The Case for Scottish Independence: A History of Nationalist Political Thought in Modern Scotland (CUP, 2020)
Scottish nationalism is a powerful movement in contemporary politics, yet the goal of Scottish independence emerged surprisingly recently into public debate. The origins of Scottish nationalism lie not in the medieval battles for Scottish statehood, the Acts of Union, the Scottish Enlightenment, or any of the other familiar historical milestones that regularly crop up in debates about Scottish identity. Rather, an influential separatist Scottish nationalism began to take shape only in the 1970s and achieved its present ideological maturity in the course of the 1980s and 1990s. The nationalism that emerged from this testing period of Scottish history was unusual in that it demanded independence not to defend a threatened ancestral culture but as the most effective way to promote the agenda of the left. This book provides the first detailed account of the political thought of Scottish nationalism. Drawing on a wide range of published and unpublished sources, it traces how the arguments for Scottish independence were crafted over some fifty years by intellectuals, politicians and activists and why these ideas had such a seismic impact on Scottish and British politics in the 2014 independence referendum.
For further information about the book see www.cambridge.org/9781108793186.
Equality and the British Left: A Study in Progressive Political Thought, 1900-64 (Manchester University Press, 2007)
The demand for equality has been at the heart of the politics of the Left in the twentieth century, but what did theorists and politicians on the British Left mean when they said they were committed to 'equality'? How did they argue for a more egalitarian society? Which policies did they think could best advance their egalitarian ideals? Equality and the British Left provides the first comprehensive answers to these questions. It charts debates about equality from the progressive liberalism and socialism of the early twentieth century to the arrival of the New Left and revisionist social democracy in the 1950s. Along the way, it examines and reassesses the egalitarian political thought of many significant figures in the history of the British Left, including L. T. Hobhouse, R. H. Tawney and Anthony Crosland.
Newly available in paperback for the first time, this book demonstrates that the British Left has historically been distinguished from its ideological competitors on the Centre and the Right by a commitment to a demanding form of economic egalitarianism. It shows that this egalitarianism has come to be neglected or caricatured by politicians and scholars alike, and is more surprising and sophisticated than is often imagined.
Equality and the British Left offers a compelling new perspective on British political thought that will appeal to scholars and students of British history and political theory, and to anyone interested in contemporary debates about progressive politics.

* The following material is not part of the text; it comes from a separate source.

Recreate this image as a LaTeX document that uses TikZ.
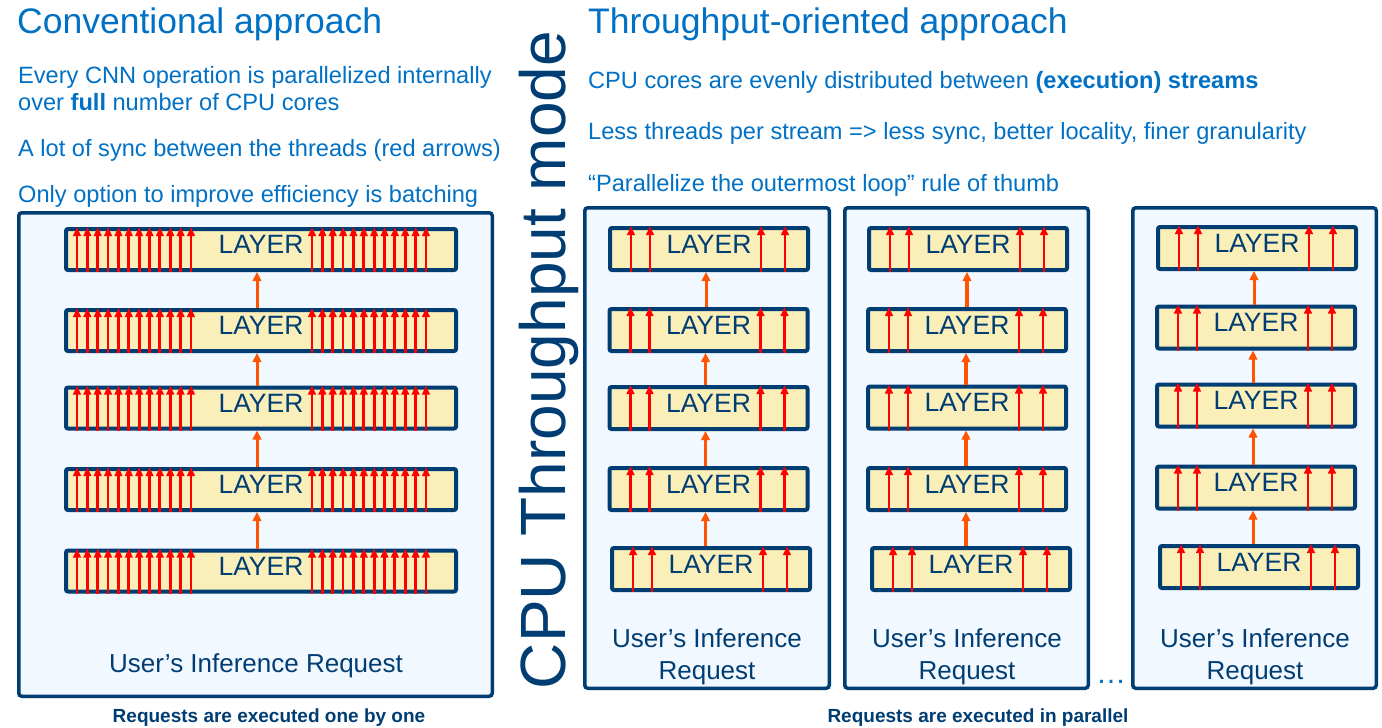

Making Thatcher’s Britain (Cambridge University Press, 2012), co-edited with Robert Saunders
Margaret Thatcher was one of the most controversial figures of modern times. Her governments inspired hatred and veneration in equal measure and her legacy remains fiercely contested. Yet assessments of the Thatcher era are often divorced from any larger historical perspective. This book draws together leading historians to locate Thatcher and Thatcherism within the political, social, cultural and economic history of modern Britain. It explores the social and economic crises of the 1970s; Britain's relationships with Europe, the Commonwealth and the United States; and the different experiences of Thatcherism in Scotland, Wales and Northern Ireland. The book assesses the impact of the Thatcher era on class and gender and situates Thatcherism within the Cold War, the end of Empire and the rise of an Anglo-American 'New Right'. Drawing on the latest available sources, it opens a wide-ranging debate about the Thatcher era and its place in modern British history.